Despite swearing off of charity fundraising rides, I’ve gone ahead and registered for another one. The one-day Austin Community Ride on August 27 benefits www.1400Miles.com, which is “Probing the Conversation on Prostate Health.” Did you know that Prostate cancer is the second leading cause of cancer deaths in men?A Dude Abikes didn’t know that or the fact that it’s also fairly treatable if caught early, but he does now, and he knowsa good cause when he hears one. So I figured why the hell not go for a 60-mile ride in the Hill Country in the heat of a Texas summer to try to raise some money? As long as I’m riding a century every week, all those miles and all that blood, sweat and tears ought to mean something. So I’ll attempt 60 miles and hope to raise a modest $600.
It seems like a lot of people I know are struggling with their health right now, and several have lost the ultimate battle. Two people recently lost their mothers. One of them had recently lost her own mother. Another woman I used to know has had a stroke and likely won’t come back from it. Someone close to me is having a major health challenge that affects their quality of life. And while not comparable or a matter of life or death (well, sometimes it is), biking 100 miles a week is exhausting for this amateur cyclist.

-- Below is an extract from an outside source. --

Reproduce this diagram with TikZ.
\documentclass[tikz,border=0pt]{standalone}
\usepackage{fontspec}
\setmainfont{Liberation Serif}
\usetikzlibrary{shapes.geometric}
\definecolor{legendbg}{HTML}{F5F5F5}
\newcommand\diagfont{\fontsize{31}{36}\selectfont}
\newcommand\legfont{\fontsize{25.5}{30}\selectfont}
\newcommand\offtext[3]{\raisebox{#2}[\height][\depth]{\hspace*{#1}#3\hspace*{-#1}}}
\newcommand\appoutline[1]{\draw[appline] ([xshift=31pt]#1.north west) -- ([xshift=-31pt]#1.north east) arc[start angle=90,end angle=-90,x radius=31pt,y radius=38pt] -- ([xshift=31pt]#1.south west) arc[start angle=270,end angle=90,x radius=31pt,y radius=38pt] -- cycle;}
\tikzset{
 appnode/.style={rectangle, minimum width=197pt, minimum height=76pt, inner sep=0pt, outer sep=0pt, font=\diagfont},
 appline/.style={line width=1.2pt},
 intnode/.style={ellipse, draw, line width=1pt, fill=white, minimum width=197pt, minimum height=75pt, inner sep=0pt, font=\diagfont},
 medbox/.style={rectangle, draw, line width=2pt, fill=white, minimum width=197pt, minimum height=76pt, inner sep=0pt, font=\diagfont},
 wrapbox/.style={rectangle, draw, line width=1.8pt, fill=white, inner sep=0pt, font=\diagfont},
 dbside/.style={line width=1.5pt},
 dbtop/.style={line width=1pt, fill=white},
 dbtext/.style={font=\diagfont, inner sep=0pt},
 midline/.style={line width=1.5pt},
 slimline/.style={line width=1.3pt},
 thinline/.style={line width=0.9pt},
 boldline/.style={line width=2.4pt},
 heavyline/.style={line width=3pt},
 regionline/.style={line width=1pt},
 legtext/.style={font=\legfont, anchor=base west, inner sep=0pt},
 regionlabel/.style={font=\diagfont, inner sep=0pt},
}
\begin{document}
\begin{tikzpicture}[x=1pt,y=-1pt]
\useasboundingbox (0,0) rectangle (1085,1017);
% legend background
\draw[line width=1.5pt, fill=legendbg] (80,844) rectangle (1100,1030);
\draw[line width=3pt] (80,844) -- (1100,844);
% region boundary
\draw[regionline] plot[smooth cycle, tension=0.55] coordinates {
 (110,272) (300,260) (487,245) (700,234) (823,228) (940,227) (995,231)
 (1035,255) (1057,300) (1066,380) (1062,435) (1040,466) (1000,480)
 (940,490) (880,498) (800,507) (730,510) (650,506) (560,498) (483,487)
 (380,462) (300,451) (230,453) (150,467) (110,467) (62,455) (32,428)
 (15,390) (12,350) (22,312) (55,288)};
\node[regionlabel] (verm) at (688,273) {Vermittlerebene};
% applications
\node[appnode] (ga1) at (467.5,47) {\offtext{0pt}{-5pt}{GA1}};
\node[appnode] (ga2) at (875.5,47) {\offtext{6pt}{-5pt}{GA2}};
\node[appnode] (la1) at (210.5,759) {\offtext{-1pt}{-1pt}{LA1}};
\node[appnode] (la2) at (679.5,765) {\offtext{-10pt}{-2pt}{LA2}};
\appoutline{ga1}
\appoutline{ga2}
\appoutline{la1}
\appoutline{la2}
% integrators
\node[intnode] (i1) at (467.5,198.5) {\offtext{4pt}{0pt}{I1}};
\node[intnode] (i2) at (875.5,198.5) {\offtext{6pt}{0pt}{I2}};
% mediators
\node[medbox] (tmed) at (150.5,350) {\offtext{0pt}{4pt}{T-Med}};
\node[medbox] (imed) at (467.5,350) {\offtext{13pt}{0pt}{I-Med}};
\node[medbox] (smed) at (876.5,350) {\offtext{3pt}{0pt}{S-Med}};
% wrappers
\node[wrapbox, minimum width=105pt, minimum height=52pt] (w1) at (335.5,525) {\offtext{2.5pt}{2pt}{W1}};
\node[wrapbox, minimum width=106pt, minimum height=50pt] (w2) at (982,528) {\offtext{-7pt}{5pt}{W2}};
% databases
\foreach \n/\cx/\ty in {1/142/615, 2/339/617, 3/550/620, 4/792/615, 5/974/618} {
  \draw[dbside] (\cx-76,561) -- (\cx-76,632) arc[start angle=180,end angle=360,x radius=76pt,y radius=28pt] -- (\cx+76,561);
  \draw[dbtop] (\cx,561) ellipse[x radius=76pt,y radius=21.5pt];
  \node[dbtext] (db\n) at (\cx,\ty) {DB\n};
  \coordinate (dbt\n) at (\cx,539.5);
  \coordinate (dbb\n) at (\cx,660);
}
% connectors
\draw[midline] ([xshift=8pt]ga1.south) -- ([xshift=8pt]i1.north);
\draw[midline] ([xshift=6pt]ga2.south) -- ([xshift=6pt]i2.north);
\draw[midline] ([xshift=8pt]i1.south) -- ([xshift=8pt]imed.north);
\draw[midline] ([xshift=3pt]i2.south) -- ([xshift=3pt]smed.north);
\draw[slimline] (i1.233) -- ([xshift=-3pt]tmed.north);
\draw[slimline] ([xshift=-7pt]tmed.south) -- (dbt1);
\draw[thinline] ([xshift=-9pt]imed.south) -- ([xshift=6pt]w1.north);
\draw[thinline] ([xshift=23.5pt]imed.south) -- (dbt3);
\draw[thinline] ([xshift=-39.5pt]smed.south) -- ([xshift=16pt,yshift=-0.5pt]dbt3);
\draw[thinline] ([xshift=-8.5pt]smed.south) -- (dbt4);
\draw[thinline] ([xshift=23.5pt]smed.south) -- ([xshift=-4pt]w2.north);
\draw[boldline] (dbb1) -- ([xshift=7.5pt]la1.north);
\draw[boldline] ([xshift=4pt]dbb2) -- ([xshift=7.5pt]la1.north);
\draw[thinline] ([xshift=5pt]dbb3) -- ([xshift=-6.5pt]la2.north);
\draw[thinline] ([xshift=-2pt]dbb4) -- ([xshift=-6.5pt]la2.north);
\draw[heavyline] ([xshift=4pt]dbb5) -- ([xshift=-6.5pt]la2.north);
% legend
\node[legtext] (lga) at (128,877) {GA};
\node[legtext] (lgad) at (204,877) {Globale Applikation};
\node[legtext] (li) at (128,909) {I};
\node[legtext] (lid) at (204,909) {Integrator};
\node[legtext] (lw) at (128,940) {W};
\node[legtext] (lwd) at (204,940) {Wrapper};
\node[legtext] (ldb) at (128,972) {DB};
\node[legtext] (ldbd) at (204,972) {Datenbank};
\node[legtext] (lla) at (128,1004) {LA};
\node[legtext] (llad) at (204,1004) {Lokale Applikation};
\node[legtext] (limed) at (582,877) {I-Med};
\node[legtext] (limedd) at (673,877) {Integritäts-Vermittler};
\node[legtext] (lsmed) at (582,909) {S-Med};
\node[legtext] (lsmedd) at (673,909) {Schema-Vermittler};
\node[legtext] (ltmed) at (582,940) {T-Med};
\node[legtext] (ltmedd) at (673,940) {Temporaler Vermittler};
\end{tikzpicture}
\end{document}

“Such is life” say the French. “And so it goes,” wrote Kurt Vonnegut. “Life goes on” says every other condolence card ever written. But as the kids say, “The struggle Israel.” I don’t know why they say that, but they apparently do. Is that an anti-Semitic joke? Maybe a political statement about Palestinians wanting their own country? Or just absurdism? Oh wait, I’m just now being told it’s actually “The struggle is real.” OK, that makes more sense. That’s A Dude just trying to make light of a serious topic.
Today I went on a 22-mile bike ride with the 1400 Miles whose motto is “Probing the Conversation on Prostate Health.” Their slogan is “Don’t Fear the Finger” (which for women who don’t know, stands for the DRE, the Digital Rectal Exam). OK, I can tell by the perplexed look on your face and the tilted puppy dog head that I need to spell it out for you. A DRE is when a doctor sticks his (or her) digit (finger, not an actual number – that would be weird) up your butt to feel your prostate gland.

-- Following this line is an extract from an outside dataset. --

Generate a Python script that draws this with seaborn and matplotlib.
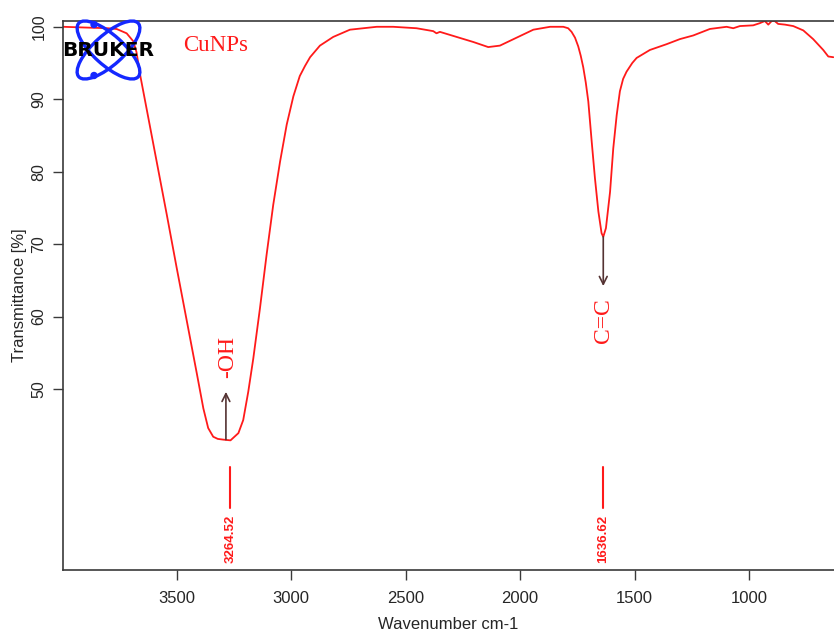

As the recent recipient of this lovely procedure, A Dude can say it’s not pleasurable. But then, neither is prostate cancer, so the DRE is one way to screen for it. I did not sing “Moon River” a la Chevy Chase in the 80’s classic movie Fletch (which I’ve seen a dozen times with my brother). Nor did I ask the doctor if he was using the whole fist or say he should at least buy me dinner. But he did know the scene, so that’s good enough for me to trust him. What does the perineum have to do with biking? Well, alot if you put in as much T.I.T.S. as I do (remember, it’s T.ime I.n T.he S.addle).